One of the men was a very dark, very handsome hard-rubber-ball man of indefinite age, maybe young, maybe fifty, but too dark to tell. (I know that he was thirty-eight.) The woman with whom he was dancing was the color of green tea in an off-white cup. He liked her. She did not like him. Marcel liked him. He did not and could not like Marcel.
The other couple was just there. Had you been there yourself, you would not have paid them much attention. Some people are like that, like chairs in a room, taken for granted but not noticed, except when one wants to sit down. Nobody wanted anything from the other couple, because they had nothing to give. Marcel did not even press them to buy a round of drinks, discreetly, as he did the others when it was time to change the twelve records.
The big handsome dark fellow had set up the house twice. Claude said, “It’s on me this time, Marcellus.”
Joan lifted her cheek along his coat lapel as the first of twelve new records dropped and Marcel went into his spick-and-span kitchen for the drinks
The drinks!

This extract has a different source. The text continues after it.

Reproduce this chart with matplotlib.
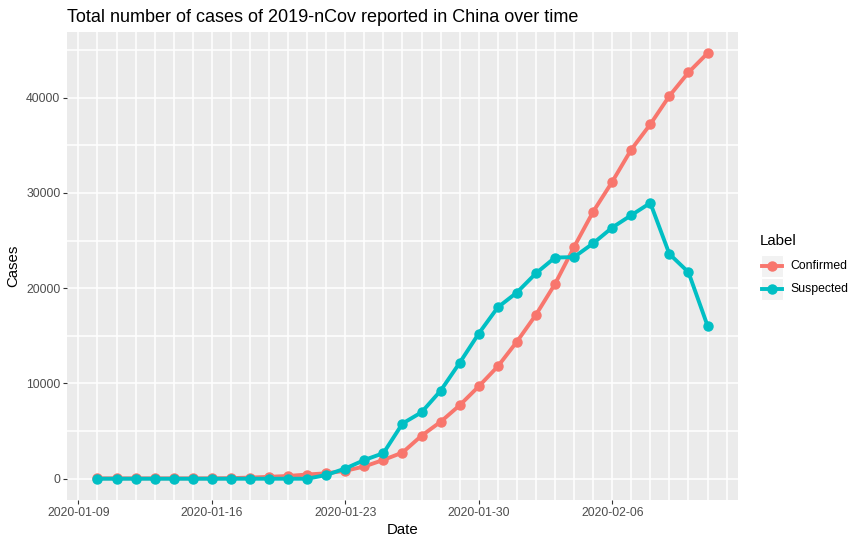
import numpy as np
import pandas as pd
import matplotlib
matplotlib.use("Agg")
import matplotlib.pyplot as plt
import matplotlib.dates as mdates
from matplotlib.lines import Line2D
from matplotlib.patches import Rectangle

plt.rcParams["font.family"] = ["Liberation Sans", "DejaVu Sans"]

# Daily totals reported by China NHC
dates = pd.date_range("2020-01-10", "2020-02-11", freq="D")
confirmed = [41, 41, 41, 41, 41, 41, 45, 62, 121, 198, 291, 440, 571, 830,
             1287, 1975, 2744, 4515, 5974, 7711, 9692, 11791, 14380, 17205,
             20438, 24324, 28018, 31161, 34546, 37198, 40171, 42638, 44653]
suspected = [0, 0, 0, 0, 0, 0, 0, 0, 0, 0, 0, 0, 393, 1072,
             1965, 2684, 5794, 6973, 9239, 12167, 15238, 17988, 19544, 21558,
             23214, 23260, 24702, 26359, 27657, 28942, 23589, 21675, 16067]
labels = ["Confirmed", "Suspected"]
colors = ["#F8766D", "#00BFC4"]
tick_dates = pd.to_datetime(["2020-01-09", "2020-01-16", "2020-01-23",
                             "2020-01-30", "2020-02-06"])

W, H = 864, 545
fig = plt.figure(figsize=(W / 100, H / 100), dpi=100)
# panel in pixels: left 67, right 738, top 32, bottom 500
ax = fig.add_axes([67 / W, 1 - 500 / H, (738 - 67) / W, (500 - 32) / H])
ax.set_facecolor("#EBEBEB")
for s in ax.spines.values():
    s.set_visible(False)

# ggplot-style 5% expansion
x0, x1 = mdates.date2num(dates[0]), mdates.date2num(dates[-1])
pad = (x1 - x0) * 0.05
ax.set_xlim(x0 - pad, x1 + pad)
ymax = max(confirmed)
ax.set_ylim(-ymax * 0.05, ymax * 1.05)

# grid lines: every day vertically, every 5000 horizontally
for d in pd.date_range("2020-01-09", "2020-02-12", freq="D"):
    ax.axvline(mdates.date2num(d), color="white", lw=1.1, zorder=0)
for yv in np.arange(0, 50000, 5000):
    ax.axhline(yv, color="white", lw=1.1, zorder=0)

for vals, lab, col in zip([confirmed, suspected], labels, colors):
    ax.plot(dates, vals, color=col, lw=2.8, marker="o", ms=6.5, zorder=3,
            solid_capstyle="butt")

ax.set_xticks(mdates.date2num(tick_dates))
ax.set_xticklabels([d.strftime("%Y-%m-%d") for d in tick_dates])
ax.set_yticks([0, 10000, 20000, 30000, 40000])
ax.set_yticklabels(["0", "10000", "20000", "30000", "40000"])
ax.tick_params(length=2.7, width=0.8, color="#333333", labelcolor="#4D4D4D",
               labelsize=8.8, pad=2)

ax.set_xlabel("Date", fontsize=10.8, labelpad=3)
ax.set_ylabel("Cases", fontsize=10.8, labelpad=4)
fig.text(67 / W, 1 - 17 / H, "Total number of cases of 2019-nCov reported in China over time",
         fontsize=13, ha="left", va="center")

# legend drawn like ggplot's guide
fig.text(760 / W, 1 - 241 / H, "Label", fontsize=10.8, ha="left", va="center")
for i, (lab, col) in enumerate(zip(labels, colors)):
    ytop = 255 + i * 23
    fig.patches.append(Rectangle((761 / W, 1 - (ytop + 22) / H), 22 / W, 22 / H,
                                 transform=fig.transFigure, facecolor="#F2F2F2",
                                 edgecolor="white", lw=0.8))
    yc = 1 - (ytop + 11) / H
    fig.lines.append(Line2D([762 / W, 782 / W], [yc, yc], transform=fig.transFigure,
                            color=col, lw=2.8, marker=None))
    fig.lines.append(Line2D([772 / W], [yc], transform=fig.transFigure,
                            color=col, marker="o", ms=6.5, lw=0))
    fig.text(790 / W, yc, lab, fontsize=8.8, ha="left", va="center")

fig.savefig("out.png", dpi=100)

Social workers say there are more liquor stores in Harlem in proportion to its area than in any other part of Manhattan. I don’t know. Certainly little house parties for profit, such as Marcel conducted, help keep the liquor stores way out of the red. Marcel carried many a bottle of whiskey into his elevator and up to the fifth floor, where, from his kitchen window, if you stuck your head out, you could see Riverside Drive and sometimes the warships in the Hudson. But warships did not make Marcel think of sailors. He was an old fairy who had lost interest in uniforms. In fact, his interest now was money. That was why he gave parties primarily for people who did not touch his heart.
Could it have been the records, the new records for dancing, with their off rhythms and their odd chords? Could it have been the music?
Marcel came into the living room and put the drinks down on a long table. Then, leaving a door open on purpose, he went into the bedroom and turned on a soft pretty light on a bedside table. The light sent a golden sheen over the silken coverlet and sparkled on the rich deep hairs of the Bokhara rug, which had come from a very exclusive auction disposing of the furnishings of a great Long Island estate. Nobody could accuse Marcel of lacking good taste.
But maybe it was the music. Otherwise, why did the laughter ring out again, louder than the music, and bounce, like a dozen hard rubber balls, around the room after 2 a.m., when usually his guests knew better than to be that noisy? And why did Marcel’s laughter stop being a ground cloth and start bouncing like a rubber ball, too, and a very hard one at that? Who knows why anything?
But this is what happened: the tall dark fellow said, “I don’t have enough money,” to the woman with whom he was dancing.
Before she could reply, the white girl said, “Oh, but I do.”
The “Oh, but” identified her as having been around at least a little in Harlem, and therefore the laughter bounced like rubber balls. Claude looked startled. The tea-colored woman looked mean. The tall dark fellow said, “I been wanting to dance with that girl all evening. Come here!” Joan went. At that moment, a new record began to play.
It was a Dizzy Gillespie record, and what it said without words summed up the situation pretty well. It was not that room but the world in that room that was in the record. The music was uranium, and those seven people, had they been super-duper spies, could not have known more about atomic energy—that is, its reason for being a mighty way of dying, “Oh, but I do” being a component.
That made both of the colored women very angry. The one whom nobody noticed stopped still, grabbed the man by his lapels, and said, “Sit down, you clown!”